--- START OF Recorded information ---
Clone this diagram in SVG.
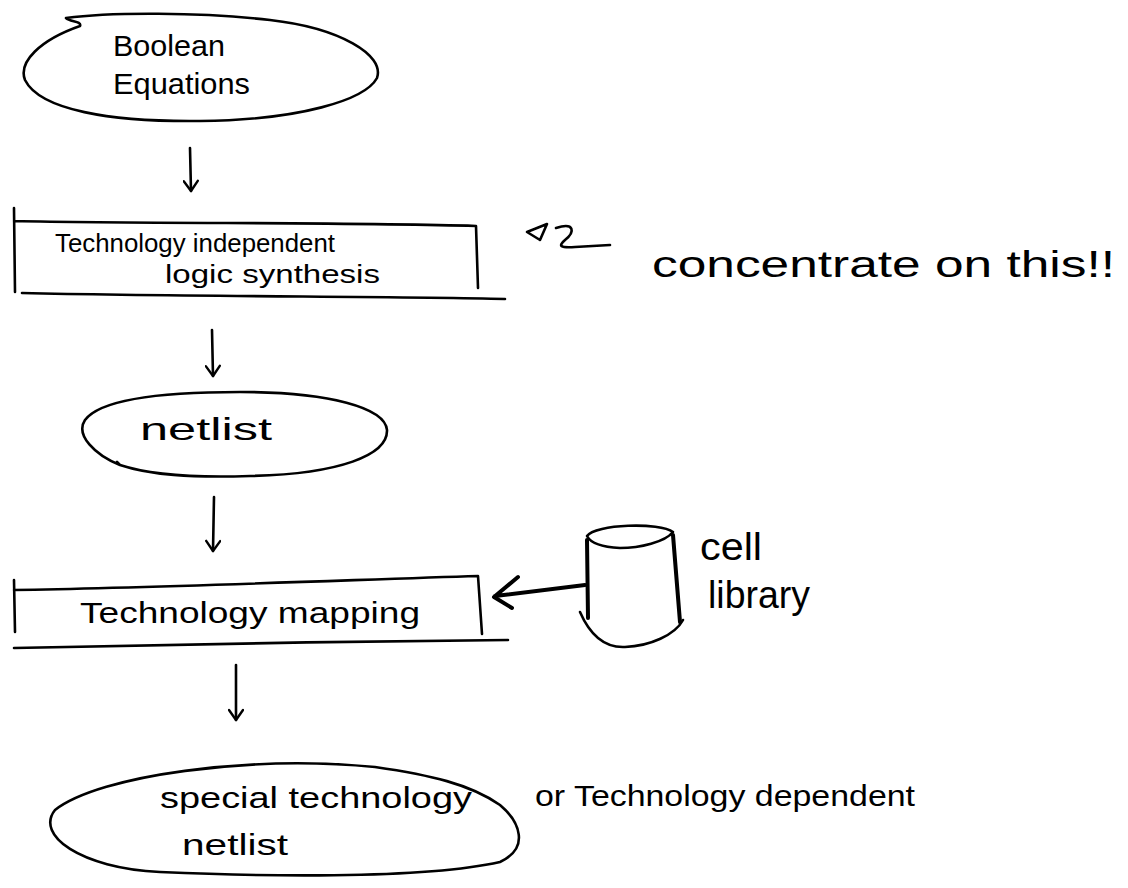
<svg xmlns="http://www.w3.org/2000/svg" width="1128" height="888" viewBox="0 0 1128 888">
<style>
.s{fill:none;stroke:#000;stroke-width:2.6;stroke-linecap:round;stroke-linejoin:round}
.t{font-family:"Liberation Sans","DejaVu Sans",sans-serif;fill:#000}
</style>
<defs>
<marker id="ah" markerWidth="16" markerHeight="16" refX="13" refY="8" orient="auto" markerUnits="userSpaceOnUse" viewBox="0 0 16 16">
<path d="M3,1 L13,8 L3,15" fill="none" stroke="#000" stroke-width="2.4" stroke-linecap="round" stroke-linejoin="round"/>
</marker>
</defs>
<rect width="1128" height="888" fill="#fff"/>
<g id="n-boolean">
<path class="s" d="M66,18 C70,22 82,21 80,26 C40,40 18,62 25,80 C40,110 110,122 200,121 C300,120 365,100 377,78 C385,55 340,28 270,20 C200,12 110,12 66,18 Z"/>
<text class="t" x="113" y="56" font-size="30" textLength="112" lengthAdjust="spacingAndGlyphs">Boolean</text>
<text class="t" x="113" y="94" font-size="30" textLength="137" lengthAdjust="spacingAndGlyphs">Equations</text>
</g>
<g id="n-indep">
<path class="s" d="M14,208 L15,292 M14,221 C150,224 350,222 476,226 L478,288 M22,293 C200,297 400,296 505,299"/>
<text class="t" x="55" y="252" font-size="26" textLength="280" lengthAdjust="spacingAndGlyphs">Technology independent</text>
<text class="t" x="165" y="283" font-size="26" textLength="215" lengthAdjust="spacingAndGlyphs">logic synthesis</text>
</g>
<g id="n-note">
<path class="s" d="M527,232 L547,224 L540,240 Z M556,228 C575,222 575,232 565,240 C558,246 560,248 575,247 L610,245"/>
<text class="t" x="652" y="277" font-size="36" textLength="463" lengthAdjust="spacingAndGlyphs">concentrate on this!!</text>
</g>
<g id="n-netlist">
<path class="s" d="M120,465 C95,455 75,435 85,420 C100,400 160,392 240,392 C330,392 385,408 387,430 C388,455 340,474 250,476 C190,478 150,475 120,465 L117,462"/>
<text class="t" x="140" y="440" font-size="32" textLength="132" lengthAdjust="spacingAndGlyphs">netlist</text>
</g>
<g id="n-mapping">
<path class="s" d="M14,580 L15,632 M14,590 C150,588 350,580 478,576 L482,634 M14,648 C150,645 350,641 508,640"/>
<text class="t" x="80" y="623" font-size="30" textLength="340" lengthAdjust="spacingAndGlyphs">Technology mapping</text>
</g>
<g id="n-cell">
<path class="s" d="M587,536 C595,524 660,522 673,532 C665,542 640,548 620,548 C600,547 590,542 587,536 Z"/>
<path class="s" d="M580,612 C590,635 605,648 625,647 C650,646 675,635 683,620"/>
<path d="M587,540 L588,618 M673,535 L680,622" fill="none" stroke="#000" stroke-width="4" stroke-linecap="round"/>
<text class="t" x="700" y="560" font-size="38" textLength="62" lengthAdjust="spacingAndGlyphs">cell</text>
<text class="t" x="708" y="608" font-size="38" textLength="102" lengthAdjust="spacingAndGlyphs">library</text>
</g>
<g id="n-special">
<path class="s" d="M375,767 C250,755 100,775 55,810 C35,835 80,868 160,872 C250,876 420,880 500,862 C530,848 520,822 500,805 C470,784 430,775 375,767 Z"/>
<text class="t" x="160" y="808" font-size="30" textLength="312" lengthAdjust="spacingAndGlyphs">special technology</text>
<text class="t" x="182" y="855" font-size="30" textLength="106" lengthAdjust="spacingAndGlyphs">netlist</text>
<text class="t" x="535" y="806" font-size="30" textLength="380" lengthAdjust="spacingAndGlyphs">or Technology dependent</text>
</g>
<g id="connectors">
<path class="s" d="M190,148 L191,191" marker-end="url(#ah)"/>
<path class="s" d="M212,330 L213,376" marker-end="url(#ah)"/>
<path class="s" d="M214,497 L213,551" marker-end="url(#ah)"/>
<path class="s" d="M236,665 L236,720" marker-end="url(#ah)"/>
<path d="M585,585 L495,596 M518,577 L494,597 L512,608" fill="none" stroke="#000" stroke-width="4" stroke-linecap="round" stroke-linejoin="round"/>
</g>
</svg>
--- END OF Recorded information ---
Using the material above, report each line where "this" occurs.

» Solution:
Clone this diagram in SVG.
<text class="t" x="652" y="277" font-size="36" textLength="463" lengthAdjust="spacingAndGlyphs">concentrate on this!!</text>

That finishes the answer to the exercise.